The first iPhone was announced ten years ago and the world has been a different place ever since. This is not just because it was a radically new and different type of phone. The iPhone seemed like science fiction: something that shouldn’t have happened for years into the future.
Why did the iPhone make the world a different place? Because it put the internet in people’s pocket, and because of Apps.
Later versions of the iPhone were festooned with sensors. It knew where it was, whether it was up or down, what direction it was pointing, it had wireless network connectivity, and, of course, a great touchscreen that you could use with your fingertips. Apps meant it could become anything. It could be a juke box, a video player, a SatNav, or even a cardiac health monitor. It has disrupted multiple industries (think: Uber, for example) and virtualised even more. Why would you build an expensive hardware device when you can do it on an iPhone?

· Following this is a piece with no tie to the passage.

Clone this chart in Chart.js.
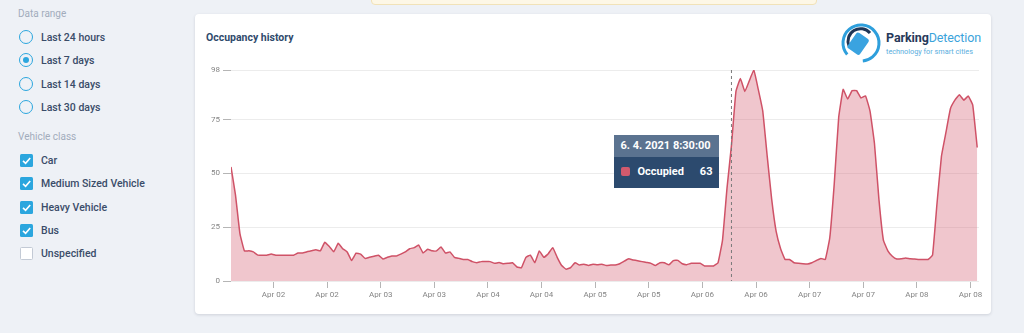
<!DOCTYPE html>
<html>
<head>
<meta charset="utf-8">
<script src="https://cdn.jsdelivr.net/npm/chart.js@4.4.0/dist/chart.umd.min.js"></script>
<style>
  body { margin: 0; width: 1024px; height: 333px; background: #eef1f6; font-family: Roboto, sans-serif; position: relative; overflow: hidden; }
  .notice { position: absolute; left: 371px; top: -6px; width: 444px; height: 9px; background: #fdf7e6; border: 1px solid #f1e2b8; border-radius: 4px; }
  .side { position: absolute; left: 18px; top: 0; }
  .side .head { position: absolute; left: 0; font-size: 10px; color: #a2acbc; white-space: nowrap; }
  .opt { position: absolute; left: 1px; height: 16px; white-space: nowrap; font-size: 10.5px; font-weight: 500; color: #3a4c69; }
  .opt span { position: absolute; left: 22px; top: 1px; }
  .radio { position: absolute; left: 0; top: 0; width: 12px; height: 12px; border: 1.6px solid #2ba6de; border-radius: 50%; }
  .radio.on::after { content: ''; position: absolute; left: 3px; top: 3px; width: 6px; height: 6px; border-radius: 50%; background: #2ba6de; }
  .check { position: absolute; left: 1px; top: 1px; width: 13px; height: 13px; border-radius: 1.5px; background: #2ba6de; }
  .check svg { position: absolute; left: 0; top: 0; }
  .check.off { background: #fff; border: 1.4px solid #c3cad5; width: 10.5px; height: 10.5px; }
  .card { position: absolute; left: 195px; top: 14px; width: 796px; height: 300px; background: #fff; border-radius: 4px; box-shadow: 0 1px 3px rgba(60,70,90,0.18); }
  .title { position: absolute; left: 206px; top: 31px; font-size: 10.5px; font-weight: 700; color: #2f4a6c; }
  .logo { position: absolute; left: 840px; top: 22px; }
  .logo .name { position: absolute; left: 46px; top: 8px; font-size: 12.5px; white-space: nowrap; color: #3aa3db; letter-spacing: -0.1px; }
  .logo .name b { color: #27395a; font-weight: 700; }
  .logo .sub { position: absolute; left: 46px; top: 25px; font-size: 7.3px; white-space: nowrap; color: #5aaede; }
  #wrap { position: absolute; left: 196px; top: 55px; width: 794px; height: 255px; }
  #tip { position: absolute; display: none; width: 105px; color: #fff; font-weight: 700; font-size: 11px; }
  #tip .tip-head { background: #5b7390; height: 22px; line-height: 22px; padding-left: 6px; }
  #tip .tip-body { background: #2c4a6e; height: 31px; position: relative; }
  #tip .sw { position: absolute; left: 7px; top: 10px; width: 9px; height: 9px; border-radius: 2px; background: #d25a6d; }
  #tip .tip-label { position: absolute; left: 23px; top: 8px; }
  #tip .tip-value { position: absolute; right: 7px; top: 8px; }
</style>
</head>
<body>
<div class="notice"></div>

<div class="side">
  <div class="head" style="top:8px">Data range</div>
  <div class="opt" style="top:30px"><div class="radio"></div><span>Last 24 hours</span></div>
  <div class="opt" style="top:53px"><div class="radio on"></div><span>Last 7 days</span></div>
  <div class="opt" style="top:77px"><div class="radio"></div><span>Last 14 days</span></div>
  <div class="opt" style="top:100px"><div class="radio"></div><span>Last 30 days</span></div>
  <div class="head" style="top:131px">Vehicle class</div>
  <div id="classes"></div>
</div>

<div class="card"></div>
<div class="title">Occupancy history</div>
<div class="logo">
  <svg width="42" height="42" viewBox="0 0 42 42">
    <circle cx="21" cy="21" r="18" fill="none" stroke="#2e9fdc" stroke-width="3" stroke-dasharray="95 18" transform="rotate(140 21 21)"/>
    <path d="M 9 24 A 12.5 12.5 0 0 1 30 11" fill="none" stroke="#1f3556" stroke-width="3"/>
    <rect x="11" y="12" width="15" height="19" rx="2.5" fill="#3aa3e0" transform="rotate(35 18 21)"/>
  </svg>
  <div class="name"><b>Parking</b>Detection</div>
  <div class="sub">technology for smart cities</div>
</div>

<div id="wrap"><canvas id="occupancy"></canvas></div>
<div id="tip">
  <div class="tip-head"></div>
  <div class="tip-body"><div class="sw"></div><div class="tip-label"></div><div class="tip-value"></div></div>
</div>

<script>
// vehicle classes shown in the side panel
const vehicleClasses = ['Car', 'Medium Sized Vehicle', 'Heavy Vehicle', 'Bus', 'Unspecified'];
const vehicleChecked = [true, true, true, true, false];

// hourly samples, first one is 1. 4. 2021 16:30
const startTime = Date.UTC(2021, 3, 1, 16, 30);
const stepHours = 1;
const occupied = [
  53, 40, 22, 14, 14, 13.5, 12, 12, 12, 12.5, 12, 12, 12, 12, 12, 13,
  13, 13.6, 14, 14.5, 14, 18, 16, 13.6, 17.5, 15, 13.5, 9.5, 12.9, 12.5, 10.5, 11,
  11.5, 12, 10.2, 11, 11.6, 11.6, 12.5, 13.5, 15, 15.5, 16.7, 13, 14.7, 14, 14, 15.8,
  13, 13.5, 11, 10.5, 10, 10, 9, 8.5, 9, 9, 9, 8.2, 8.6, 8, 8.2, 8.5,
  6.5, 6.2, 11, 12, 8.5, 14, 11, 12.7, 15.5, 11, 7.2, 5.5, 6.2, 8.5, 7.4, 7.8,
  7.2, 7.8, 7.5, 7.8, 7.2, 7.4, 7.4, 8, 9.2, 10.3, 9.8, 9.4, 9, 8.6, 8.2, 7.2,
  8.5, 8.5, 7.5, 9.5, 9.6, 8, 7.6, 8.2, 8.2, 8.2, 7, 7, 7, 8.5, 19, 43,
  63, 88, 94, 88, 93, 98, 89, 79, 58, 38, 23, 15, 10, 10, 8.5, 8.2,
  8, 7.9, 8.5, 9.5, 10.5, 10, 20, 45, 76, 89, 84.5, 88.4, 88.4, 85, 86, 79,
  64, 38, 19, 14, 11.5, 10.2, 10.3, 10.7, 10.3, 10.2, 10, 10, 10, 12, 36, 58,
  69, 80, 84, 86.5, 84, 85.9, 81.7, 62
];

const yTicks = [0, 25, 50, 75, 98];
const xTickHours = [9.5, 21.5, 33.5, 45.5, 57.5, 69.5, 81.5, 93.5, 105.5, 117.5, 129.5, 141.5, 153.5, 165.5];
const xTickLabels = ['Apr 02', 'Apr 02', 'Apr 03', 'Apr 03', 'Apr 04', 'Apr 04', 'Apr 05',
  'Apr 05', 'Apr 06', 'Apr 06', 'Apr 07', 'Apr 07', 'Apr 08', 'Apr 08'];

const hoverHour = 112; // 6. 4. 2021 8:30

// side panel checkboxes
let classesHtml = '';
vehicleClasses.forEach(function (name, i) {
  let top = 153 + i * 23.3;
  let box = vehicleChecked[i]
    ? '<div class="check"><svg width="13" height="13"><path d="M3 6.8 L5.6 9.3 L10.2 4" fill="none" stroke="#fff" stroke-width="1.6"/></svg></div>'
    : '<div class="check off"></div>';
  classesHtml += '<div class="opt" style="top:' + top + 'px">' + box + '<span>' + name + '</span></div>';
});
document.getElementById('classes').innerHTML = classesHtml;

function formatTime(hours) {
  let d = new Date(startTime + hours * 3600000);
  let pad = n => String(n).padStart(2, '0');
  return d.getUTCDate() + '. ' + (d.getUTCMonth() + 1) + '. ' + d.getUTCFullYear() + ' ' +
    d.getUTCHours() + ':' + pad(d.getUTCMinutes()) + ':' + pad(d.getUTCSeconds());
}

function externalTooltip(context) {
  const tooltip = context.tooltip;
  const el = document.getElementById('tip');
  if (tooltip.opacity === 0) {
    el.style.display = 'none';
    return;
  }
  const dp = tooltip.dataPoints[0];
  el.querySelector('.tip-head').textContent = tooltip.title[0];
  el.querySelector('.tip-label').textContent = dp.dataset.label;
  el.querySelector('.tip-value').textContent = dp.formattedValue;
  el.style.display = 'block';
  const canvas = context.chart.canvas;
  el.style.left = (canvas.parentNode.offsetLeft + tooltip.caretX - el.offsetWidth - 12) + 'px';
  el.style.top = (canvas.parentNode.offsetTop + tooltip.caretY - 10) + 'px';
}

// dashed line at hovered point
const hoverLine = {
  id: 'hoverLine',
  afterDatasetsDraw(chart) {
    const act = chart.tooltip.getActiveElements();
    if (!act.length) return;
    const x = act[0].element.x;
    const ctx = chart.ctx;
    ctx.save();
    ctx.strokeStyle = '#7a7a7a';
    ctx.lineWidth = 1;
    ctx.setLineDash([3, 3]);
    ctx.beginPath();
    ctx.moveTo(x, chart.chartArea.top);
    ctx.lineTo(x, chart.chartArea.bottom);
    ctx.stroke();
    ctx.restore();
  }
};

Chart.defaults.font.family = 'Roboto, sans-serif';

const points = occupied.map((v, i) => ({ x: i * stepHours, y: v }));

const chart = new Chart(document.getElementById('occupancy'), {
  type: 'line',
  data: {
    datasets: [{
      label: 'Occupied',
      data: points,
      borderColor: '#cf5267',
      backgroundColor: 'rgba(214, 100, 120, 0.37)',
      borderWidth: 1.5,
      fill: true,
      pointRadius: 0,
      pointHoverRadius: 0,
      tension: 0.1
    }]
  },
  options: {
    responsive: true,
    maintainAspectRatio: false,
    animation: false,
    layout: { padding: { left: 0, right: 11, top: 15, bottom: 0 } },
    interaction: { mode: 'index', intersect: false },
    plugins: {
      legend: { display: false },
      tooltip: {
        enabled: false,
        external: externalTooltip,
        callbacks: {
          title: items => formatTime(items[0].parsed.x)
        }
      }
    },
    scales: {
      x: {
        type: 'linear',
        min: 0,
        max: 167.4,
        afterBuildTicks: scale => { scale.ticks = xTickHours.map(v => ({ value: v })); },
        afterFit: scale => { scale.height = 29; },
        ticks: {
          autoSkip: false,
          maxRotation: 0,
          padding: 2,
          color: '#858585',
          font: { size: 8 },
          callback: (value, index) => xTickLabels[index]
        },
        grid: { drawOnChartArea: false, tickLength: 7, tickColor: '#b5b5b5' },
        border: { display: false }
      },
      y: {
        min: 0,
        max: 98,
        afterBuildTicks: scale => { scale.ticks = yTicks.map(v => ({ value: v })); },
        afterFit: scale => { scale.width = 35; },
        ticks: { padding: 3, color: '#858585', font: { size: 8 } },
        grid: { color: '#ececec', tickLength: 8, tickColor: '#b5b5b5' },
        border: { display: false }
      }
    }
  },
  plugins: [hoverLine]
});

const hoverPoint = chart.getDatasetMeta(0).data[hoverHour / stepHours];
chart.tooltip.setActiveElements([{ datasetIndex: 0, index: hoverHour / stepHours }], { x: hoverPoint.x, y: hoverPoint.y });
chart.update();
</script>
</body>
</html>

The iPhone turned the lights on so that we could see the future.
It’s happening again with electric cars. Until Tesla announced their Model S - a luxury sports saloon that happens to run on electricity - nobody wanted to buy an electric car. Now, Tesla can’t build them quickly enough.
What the iPhone and the Tesla have in common is that they did something that wasn’t supposed to be possible, and they nailed it completely. They not only did it, but they killed any doubt that it would and could be done. And they did this by making something so good that there was simply no room for doubt about the new technology.
History will show whether NewTek’s IP Series is the video industry’s iPhone or Tesla. We’re not making that claim here, but there are valid comparisons to be made.
For some time now, the video production industry has been working to create a standard for video over IP. If a standard IT infrastructure can be used to carry production-quality video signals, then not only does it make building a studio much cheaper, it makes the studio better too, because networks can do things that SDI (which is unidirectional and point-to-point) can’t. Interoperability is a fine thing to aim at but we’re still some years away from a flexible standard. So what you have at the moment is islands of connectivity, with little assurance that equipment from one manufacturer will work over IP with another.
Full interoperability is still estimated to be at least five years away. That’s a long time in this business. Meanwhile, NewTek, a company that has been working with computer video for decades, has designed a fully working video over IP technology that they’ve made available to all potential partners. NDI is open, free to use and fully documented. It allows video devices to interconnect using industry standard local area networks.
NDI is very easy to use, and immensely flexible. You can connect existing video equipment via adaptors or even by creating on-board drivers using NewTek’s NDI APIs.
NewTek’s new IP Series is a full-spec video production switcher and effects unit. It is modular, and is designed from the ground-up to exist on a network. Instead of the usual rows of SDI connections, there’s an Ethernet socket. The fully featured control surface connects via the network to the video processor, and if there’s any need for conventional SDI connectivity, there’s a network-attached module for that too. All cameras, displays and other contributing devices (graphics, titles, etc) are simply plugged into the network through a wall socket. All devices appear in a “source” menu, as if there were physically connected.
In an instant, NewTek’s IP Series eliminates the need for expensive and inflexible SDI cabling and routers. A studio designed from scratch with a fibre infrastructure may *never* need any additional wiring.
The IP Series is more than simply a tentative demonstration of a new technology. It’s a real product that you can buy today. It just works. And it’s at least a five year leap into the future.